One of the risks most concerning to hedge fund managers and regulators alike is valuation.
The survey showed that while 78% of the hedge funds surveyed said they used a third-party service provider to calculate the net asset value of their fund, only 47% used a third party for pricing.
"The implied risk of self-administration is a lack of independence," said Nora Duffy, a senior manager at Deloitte specializing in price and value. At the same time, administrators must be self sufficient enough to produce the types of reports and furnish the data investors need on demand, she said. The role of the third party should be one of affirmation, not information, she said.
Still, she said, "the use of administrators does not completely resolve the problem."
Fund operations committees should have written procedures and a set of internal controls. Those controls should be tested regularly, she said. Discrepancies between the records of administrators and third-party providers must be noted and explained. After all, Duffy said, the ultimate responsibility for price accuracy falls on the shoulders of the fund board of directors.
Similarly, managers of hedge fund-of-funds must be vigilant about the operations of the funds they hold.
"What they should be doing is monitoring the risk and the aggregate risk [among funds]," said Deloitte Senior Manager Karl Ehrsam, who specializes in audit procedures. "They also need to understand if the underlying managers are drifting in their strategies," he said.
Such cases are where the balance between transparency and tipping the fund managers' hand becomes most important.
"If a hedge fund cannot provide transparency that investors request, it might point to an operational problem," Ehrsam said.
Institutional investors, such as endowments, pensions and other hedge funds, are savvy enough to understand hedge fund strategies, and comfortable enough not to expect to see full listings of short positions, for example.
However, they do want assurance that risk controls are in place, and that they can trust that the manager has sufficient information himself, Ehrsam said.
"Transparency is not a full position disclosure," he said. "It's really understanding and being able to assess what the manager is doing."
Institutional investors seek security, he said. Undisclosed side pockets, especially if they represent a large portion of the total assets under management, threaten even the most sophisticated investors' confidence, he said.
Transparency can best be supported through codes of conduct, risk ratings systems and sharing conversations with regulators with investors.
Hedge fund managers that can provide audits of their financials will curry confidence. Frequent audits, perhaps set to align with the audit schedules of their largest institutional investors, is also recommended, Ehrsam said. This is especially important in light of the American Institute of Certified Public Accountants' AU 9332, which requires the audits of institutional investors themselves to reflect the risks in their alternative investment decisions.

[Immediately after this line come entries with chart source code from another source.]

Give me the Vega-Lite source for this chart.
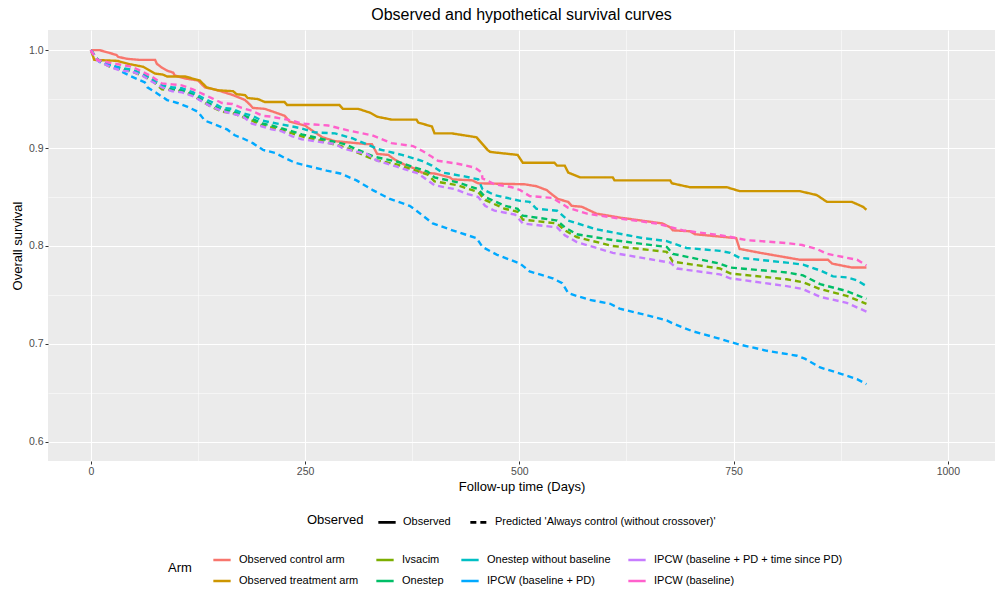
{
  "$schema": "https://vega.github.io/schema/vega-lite/v6.json",
  "width": 947,
  "height": 431,
  "autosize": {"type": "none"},
  "padding": {"left": 48, "top": 30, "right": 5, "bottom": 139},
  "background": "white",
  "title": {"text": "Observed and hypothetical survival curves", "fontSize": 16, "fontWeight": "normal", "font": "Liberation Sans", "anchor": "middle", "offset": 7, "color": "black"},
  "config": {"view": {"fill": "#EBEBEB", "stroke": null}, "font": "Liberation Sans"},
  "data": {"values": [
    {"arm": "Observed control arm", "Observed": "Observed",
     "t": [0,10,22,30,32,43,57,75,77,83,89,96,98,110,125,133,148,166,180,186,189,203,226,232,250,253,270,285,322,328,334,347,355,366,378,386,401,419,422,445,452,506,520,532,539,545,557,561,573,585,590,617,667,676,679,699,705,753,757,781,827,860,865,888,905],
     "s": [1.0,1.0,0.997,0.995,0.993,0.991,0.990,0.990,0.986,0.982,0.979,0.977,0.974,0.971,0.969,0.962,0.959,0.954,0.949,0.944,0.941,0.940,0.933,0.927,0.923,0.921,0.911,0.907,0.904,0.904,0.894,0.893,0.888,0.883,0.879,0.875,0.874,0.870,0.868,0.867,0.864,0.863,0.861,0.857,0.852,0.848,0.845,0.841,0.840,0.835,0.833,0.829,0.823,0.819,0.816,0.815,0.812,0.808,0.797,0.793,0.786,0.786,0.782,0.778,0.778]},
    {"arm": "Observed treatment arm", "Observed": "Observed",
     "t": [0,4,31,43,61,75,84,89,110,127,135,148,166,170,180,183,195,203,226,229,290,294,312,326,334,351,380,382,398,401,421,450,456,463,466,498,504,541,544,553,557,571,609,611,676,678,699,742,757,827,847,859,888,901,905],
     "s": [1.0,0.99,0.989,0.986,0.983,0.976,0.975,0.973,0.973,0.969,0.962,0.959,0.958,0.955,0.954,0.951,0.950,0.947,0.947,0.944,0.944,0.940,0.940,0.936,0.932,0.929,0.929,0.926,0.922,0.915,0.915,0.911,0.905,0.898,0.896,0.893,0.885,0.885,0.882,0.882,0.875,0.870,0.870,0.867,0.867,0.864,0.860,0.860,0.856,0.856,0.852,0.845,0.845,0.840,0.837]},
    {"arm": "Ivsacim", "Observed": "Predicted 'Always control (without crossover)'",
     "t": [0,8,22,35,48,60,71,83,95,106,119,131,141,153,165,176,188,200,211,223,235,246,261,296,331,358,375,393,401,428,452,460,483,498,504,544,553,567,609,672,679,734,746,812,831,851,882,905],
     "s": [1.0,0.990,0.983,0.980,0.978,0.974,0.969,0.960,0.959,0.958,0.954,0.947,0.942,0.937,0.936,0.932,0.928,0.923,0.921,0.918,0.915,0.912,0.909,0.901,0.888,0.883,0.878,0.873,0.866,0.862,0.855,0.847,0.838,0.835,0.827,0.823,0.816,0.809,0.800,0.794,0.784,0.777,0.772,0.766,0.763,0.756,0.749,0.741]},
    {"arm": "Onestep", "Observed": "Predicted 'Always control (without crossover)'",
     "t": [0,8,22,35,48,60,71,83,95,106,119,131,141,153,165,176,188,200,211,223,235,246,261,296,331,358,375,393,401,428,452,460,483,498,504,544,553,567,609,672,679,734,746,812,831,851,882,905],
     "s": [1.0,0.990,0.984,0.981,0.979,0.975,0.970,0.962,0.960,0.959,0.955,0.949,0.944,0.939,0.938,0.934,0.930,0.925,0.923,0.920,0.917,0.914,0.911,0.904,0.891,0.886,0.881,0.876,0.870,0.865,0.858,0.850,0.841,0.838,0.831,0.826,0.819,0.812,0.806,0.799,0.792,0.782,0.778,0.773,0.770,0.761,0.754,0.746]},
    {"arm": "Onestep without baseline", "Observed": "Predicted 'Always control (without crossover)'",
     "t": [0,8,22,35,48,60,71,83,95,106,119,131,141,153,165,176,188,200,211,223,235,246,261,285,305,335,363,386,398,410,417,436,452,457,471,501,512,520,544,557,590,644,672,695,734,746,757,812,831,851,866,882,894,905],
     "s": [1.0,0.990,0.985,0.982,0.980,0.976,0.971,0.964,0.962,0.961,0.957,0.951,0.947,0.941,0.940,0.936,0.933,0.928,0.926,0.924,0.922,0.920,0.916,0.915,0.910,0.899,0.893,0.887,0.882,0.875,0.874,0.871,0.868,0.858,0.852,0.846,0.845,0.838,0.836,0.826,0.817,0.808,0.805,0.798,0.795,0.793,0.788,0.783,0.781,0.775,0.769,0.768,0.765,0.759]},
    {"arm": "IPCW (baseline + PD)", "Observed": "Predicted 'Always control (without crossover)'",
     "t": [0,2,10,22,31,34,45,63,66,77,89,101,113,125,133,145,159,168,177,189,201,215,226,238,247,275,291,310,329,349,372,380,399,422,450,457,474,501,512,539,550,557,567,582,606,617,641,672,679,702,731,754,789,824,833,851,877,894,905],
     "s": [1.0,0.997,0.988,0.985,0.982,0.979,0.974,0.967,0.962,0.956,0.949,0.946,0.942,0.937,0.928,0.924,0.919,0.913,0.910,0.905,0.898,0.895,0.890,0.885,0.883,0.877,0.874,0.867,0.857,0.848,0.841,0.836,0.823,0.816,0.808,0.799,0.791,0.782,0.774,0.767,0.762,0.752,0.749,0.745,0.741,0.736,0.731,0.724,0.721,0.713,0.706,0.700,0.693,0.688,0.685,0.676,0.669,0.664,0.659]},
    {"arm": "IPCW (baseline + PD + time since PD)", "Observed": "Predicted 'Always control (without crossover)'",
     "t": [0,8,22,35,48,60,71,83,95,106,119,131,141,153,165,176,188,200,211,223,235,246,285,296,322,334,357,382,401,425,440,452,460,471,495,504,544,553,567,609,676,684,734,746,812,831,851,882,905],
     "s": [1.0,0.989,0.983,0.979,0.978,0.974,0.968,0.962,0.958,0.957,0.953,0.947,0.942,0.938,0.935,0.933,0.925,0.922,0.919,0.917,0.912,0.909,0.904,0.899,0.894,0.887,0.881,0.874,0.862,0.858,0.853,0.850,0.841,0.836,0.832,0.823,0.819,0.811,0.804,0.793,0.783,0.777,0.771,0.767,0.759,0.756,0.748,0.742,0.733]},
    {"arm": "IPCW (baseline)", "Observed": "Predicted 'Always control (without crossover)'",
     "t": [0,1,8,22,35,48,60,71,83,95,106,119,131,141,153,165,176,188,200,211,223,235,246,261,277,300,328,351,376,387,398,405,428,448,456,457,471,491,501,512,539,557,579,617,660,691,742,765,812,830,847,859,882,894,905],
     "s": [1.0,0.998,0.990,0.987,0.985,0.983,0.978,0.973,0.966,0.965,0.964,0.960,0.955,0.951,0.946,0.945,0.941,0.938,0.933,0.932,0.930,0.928,0.925,0.924,0.923,0.918,0.913,0.905,0.902,0.897,0.891,0.887,0.884,0.880,0.875,0.869,0.863,0.860,0.857,0.851,0.849,0.839,0.833,0.828,0.823,0.816,0.810,0.806,0.803,0.801,0.797,0.792,0.788,0.786,0.780]}
  ]},
  "transform": [{"flatten": ["t", "s"]}],
  "mark": {"type": "line", "strokeWidth": 2.4},
  "encoding": {
    "x": {
      "field": "t", "type": "quantitative",
      "scale": {"domain": [-50, 1055], "nice": false, "zero": false},
      "axis": {
        "title": "Follow-up time (Days)", "titleFontSize": 13, "titleFontWeight": "normal", "titleColor": "black", "titlePadding": 4,
        "values": [0, 125, 250, 375, 500, 625, 750, 875, 1000], "format": "d",
        "labelExpr": "datum.value % 250 === 0 ? datum.label : ''",
        "labelColor": "#4D4D4D", "labelFontSize": 10.5, "labelPadding": 2,
        "domain": false, "tickColor": "#333333", "tickSize": 3,
        "tickOpacity": {"condition": {"test": "datum.value % 250 !== 0", "value": 0}, "value": 1},
        "gridColor": "white",
        "gridWidth": {"condition": {"test": "datum.value % 250 !== 0", "value": 0.5}, "value": 1.1}
      }
    },
    "y": {
      "field": "s", "type": "quantitative",
      "scale": {"domain": [0.5805, 1.0205], "nice": false, "zero": false},
      "axis": {
        "title": "Overall survival", "titleFontSize": 13, "titleFontWeight": "normal", "titleColor": "black", "titlePadding": 4,
        "values": [0.6, 0.65, 0.7, 0.75, 0.8, 0.85, 0.9, 0.95, 1.0], "format": ".1f",
        "labelExpr": "abs(datum.value * 10 - round(datum.value * 10)) < 0.1 ? datum.label : ''",
        "labelColor": "#4D4D4D", "labelFontSize": 10.5, "labelPadding": 2,
        "domain": false, "tickColor": "#333333", "tickSize": 3,
        "tickOpacity": {"condition": {"test": "abs(datum.value * 10 - round(datum.value * 10)) > 0.1", "value": 0}, "value": 1},
        "gridColor": "white",
        "gridWidth": {"condition": {"test": "abs(datum.value * 10 - round(datum.value * 10)) > 0.1", "value": 0.5}, "value": 1.1}
      }
    },
    "color": {
      "field": "arm", "type": "nominal",
      "scale": {
        "domain": ["Observed control arm", "Observed treatment arm", "Ivsacim", "Onestep", "Onestep without baseline", "IPCW (baseline + PD)", "IPCW (baseline + PD + time since PD)", "IPCW (baseline)"],
        "range": ["#F8766D", "#CD9600", "#7CAE00", "#00BE67", "#00BFC4", "#00A9FF", "#C77CFF", "#FF61CC"]
      },
      "legend": {
        "title": "Arm", "orient": "none", "legendX": 120, "legendY": 520, "columns": 4,
        "titleOrient": "left", "titleAngle": 0, "titleAnchor": "middle", "titleBaseline": "middle",
        "titleFontSize": 13, "titleFontWeight": "normal", "titleColor": "black", "titlePadding": 20,
        "symbolType": "stroke", "symbolStrokeWidth": 2.4, "symbolSize": 300, "symbolDash": [1, 0],
        "labelFontSize": 11, "labelColor": "black", "labelLimit": 400, "labelOffset": 7,
        "columnPadding": 12, "rowPadding": 6
      }
    },
    "strokeDash": {
      "field": "Observed", "type": "nominal",
      "scale": {"domain": ["Observed", "Predicted 'Always control (without crossover)'"], "range": [[1, 0], [6, 4]]},
      "legend": {
        "title": "Observed", "orient": "none", "legendX": 259, "legendY": 482, "direction": "horizontal",
        "titleOrient": "left", "titleAngle": 0, "titleAnchor": "middle", "titleBaseline": "middle",
        "titleFontSize": 13, "titleFontWeight": "normal", "titleColor": "black", "titlePadding": 13,
        "symbolType": "stroke", "symbolStrokeColor": "black", "symbolStrokeWidth": 2.6, "symbolSize": 300,
        "labelFontSize": 11, "labelColor": "black", "labelLimit": 400, "labelOffset": 6, "columnPadding": 14
      }
    }
  }
}
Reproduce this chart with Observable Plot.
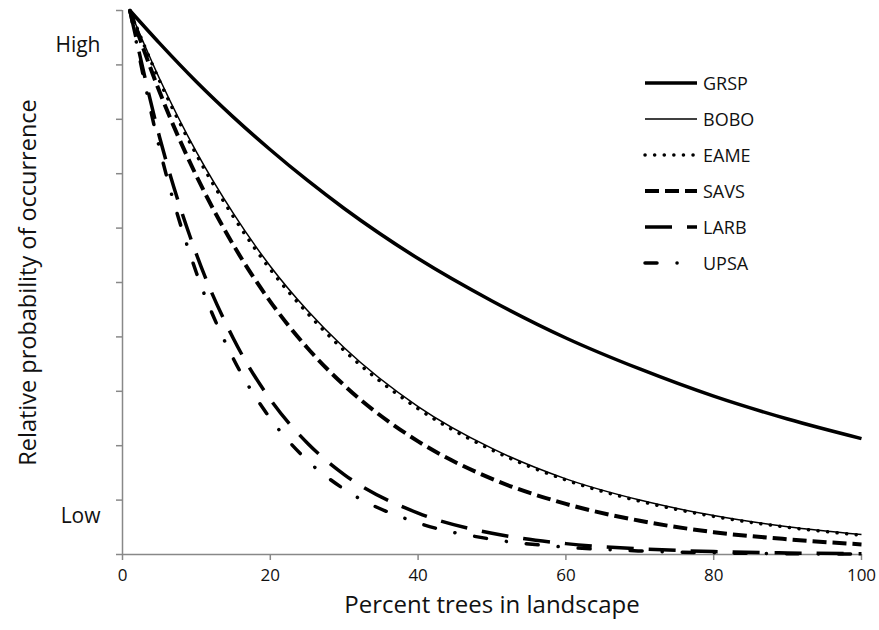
<!DOCTYPE html>
<html>
<head>
<meta charset="utf-8">
<script src="https://cdn.jsdelivr.net/npm/d3@7"></script>
<script src="https://cdn.jsdelivr.net/npm/@observablehq/plot@0.6"></script>
<style>
  html, body { margin: 0; padding: 0; background: #fff; }
  #wrap { position: relative; width: 879px; height: 630px; font-family: "Open Sans", sans-serif; }
  #legend { position: absolute; left: 643px; top: 65px; }
  .item { display: flex; align-items: center; height: 36px; }
  .item span { font-size: 18px; margin-left: 4px; color: #111; }
</style>
</head>
<body>
<div id="wrap"><div id="legend"></div></div>
<script>
// Percent trees in landscape (x) at which values are read
const xs = [1, 5, 10, 15, 20, 25, 30, 40, 50, 60, 70, 80, 90, 100];
// Relative probability of occurrence per species (0 = bottom, 1 = top)
const GRSP = [1.0, 0.940, 0.869, 0.804, 0.744, 0.688, 0.636, 0.544, 0.466, 0.398, 0.341, 0.291, 0.249, 0.213];
const BOBO = [1.0, 0.875, 0.740, 0.627, 0.530, 0.449, 0.380, 0.272, 0.195, 0.139, 0.100, 0.0715, 0.0512, 0.0367];
const EAME = [1.0, 0.871, 0.735, 0.621, 0.524, 0.444, 0.375, 0.268, 0.192, 0.137, 0.098, 0.070, 0.050, 0.0355];
const SAVS = [1.0, 0.851, 0.696, 0.569, 0.465, 0.380, 0.311, 0.208, 0.139, 0.093, 0.062, 0.041, 0.028, 0.0185];
const LARB = [1.0, 0.768, 0.552, 0.397, 0.285, 0.205, 0.147, 0.076, 0.039, 0.020, 0.0105, 0.0054, 0.0028, 0.0015];
const UPSA = [1.0, 0.747, 0.518, 0.360, 0.250, 0.173, 0.120, 0.058, 0.028, 0.0135, 0.0065, 0.0031, 0.0015, 0.0007];

const speciesNames = ["GRSP", "BOBO", "EAME", "SAVS", "LARB", "UPSA"];
const speciesValues = [GRSP, BOBO, EAME, SAVS, LARB, UPSA];

const xTicks = [0, 20, 40, 60, 80, 100];
const yTicks = [0, 0.1, 0.2, 0.3, 0.4, 0.5, 0.6, 0.7, 0.8, 0.9, 1.0];
const levelLabels = ["High", "Low"];
const levelValues = [0.936, 0.07];
const xTitle = "Percent trees in landscape";
const yTitle = "Relative probability of occurrence";

const styles = {
  GRSP: {strokeWidth: 3.5, strokeDasharray: null, strokeLinecap: "butt"},
  BOBO: {strokeWidth: 1.5, strokeDasharray: null, strokeLinecap: "butt"},
  EAME: {strokeWidth: 3.5, strokeDasharray: "0.1 9.5", strokeLinecap: "round"},
  SAVS: {strokeWidth: 4, strokeDasharray: "14 6", strokeLinecap: "butt"},
  LARB: {strokeWidth: 3.5, strokeDasharray: "27 15", strokeLinecap: "butt"},
  UPSA: {strokeWidth: 3.5, strokeDasharray: "12 20 0.1 20", strokeLinecap: "round"}
};

const lineMarks = speciesNames.map((name, i) => {
  const data = xs.map((x, j) => ({x, y: speciesValues[i][j]}));
  const s = styles[name];
  const opts = {x: "x", y: "y", stroke: "#000", strokeWidth: s.strokeWidth, curve: "monotone-x", strokeLinecap: s.strokeLinecap};
  if (s.strokeDasharray) opts.strokeDasharray = s.strokeDasharray;
  return Plot.line(data, opts);
});

const levels = levelLabels.map((t, i) => ({t, v: levelValues[i]}));

const chart = Plot.plot({
  width: 879,
  height: 630,
  marginLeft: 122,
  marginRight: 18,
  marginTop: 10,
  marginBottom: 76,
  style: {fontFamily: "Open Sans, sans-serif", background: "#fff", color: "#111"},
  x: {domain: [0, 100]},
  y: {domain: [0, 1]},
  marks: [
    Plot.axisX({ticks: xTicks, tickSize: 6, tickPadding: 8, fontSize: 17, stroke: "#888", strokeWidth: 1.5, label: null}),
    Plot.axisY({ticks: yTicks, tickSize: 6, tickFormat: () => "", stroke: "#888", strokeWidth: 1.5, label: null}),
    Plot.ruleX([0], {stroke: "#888", strokeWidth: 1.5}),
    Plot.ruleY([0], {stroke: "#888", strokeWidth: 1.5}),
    Plot.text(levels, {x: 0, y: "v", text: "t", textAnchor: "end", dx: -22, fontSize: 21, fill: "#111"}),
    Plot.text([xTitle], {frameAnchor: "bottom", textAnchor: "middle", lineAnchor: "middle", dy: 51, fontSize: 24, fill: "#111"}),
    Plot.text([yTitle], {frameAnchor: "left", textAnchor: "middle", lineAnchor: "middle", dx: -94, rotate: -90, fontSize: 23.5, fill: "#111"}),
    ...lineMarks
  ]
});

document.getElementById("wrap").prepend(chart);

// legend
const legend = document.getElementById("legend");
speciesNames.forEach(name => {
  const s = styles[name];
  const item = document.createElement("div");
  item.className = "item";
  const ns = "http://www.w3.org/2000/svg";
  const svg = document.createElementNS(ns, "svg");
  svg.setAttribute("width", 56);
  svg.setAttribute("height", 10);
  const ln = document.createElementNS(ns, "line");
  ln.setAttribute("x1", 2); ln.setAttribute("x2", 54);
  ln.setAttribute("y1", 5); ln.setAttribute("y2", 5);
  ln.setAttribute("stroke", "#000");
  ln.setAttribute("stroke-width", s.strokeWidth);
  ln.setAttribute("stroke-linecap", s.strokeLinecap);
  if (s.strokeDasharray) ln.setAttribute("stroke-dasharray", s.strokeDasharray);
  svg.appendChild(ln);
  item.appendChild(svg);
  const sp = document.createElement("span");
  sp.textContent = name;
  item.appendChild(sp);
  legend.appendChild(item);
});
</script>
</body>
</html>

The rule also makes it critical that fund managers be willing and able to quickly respond to their investors' requests for information, said Ehrsam.
Controlling disclosure and transparency points at hedge funds can be accomplished by bringing functions they once outsourced back in-house. In turn, that change creates a need for managers to adopt more software and technology to manage it, Slota said.
Hedge funds should ensure that the many pieces that they focus on are all integrated and that the information is complete.
"The big picture is: do you understand and are you confident in the input system and output of your fund, and can they drive transparency?" Slota said.
That said, Slota noted the lag in software solutions for the challenges hedge funds face generally lags needs by about six months. "The ultimate goal is, we need to see this information can be consolidated in a repository," he said.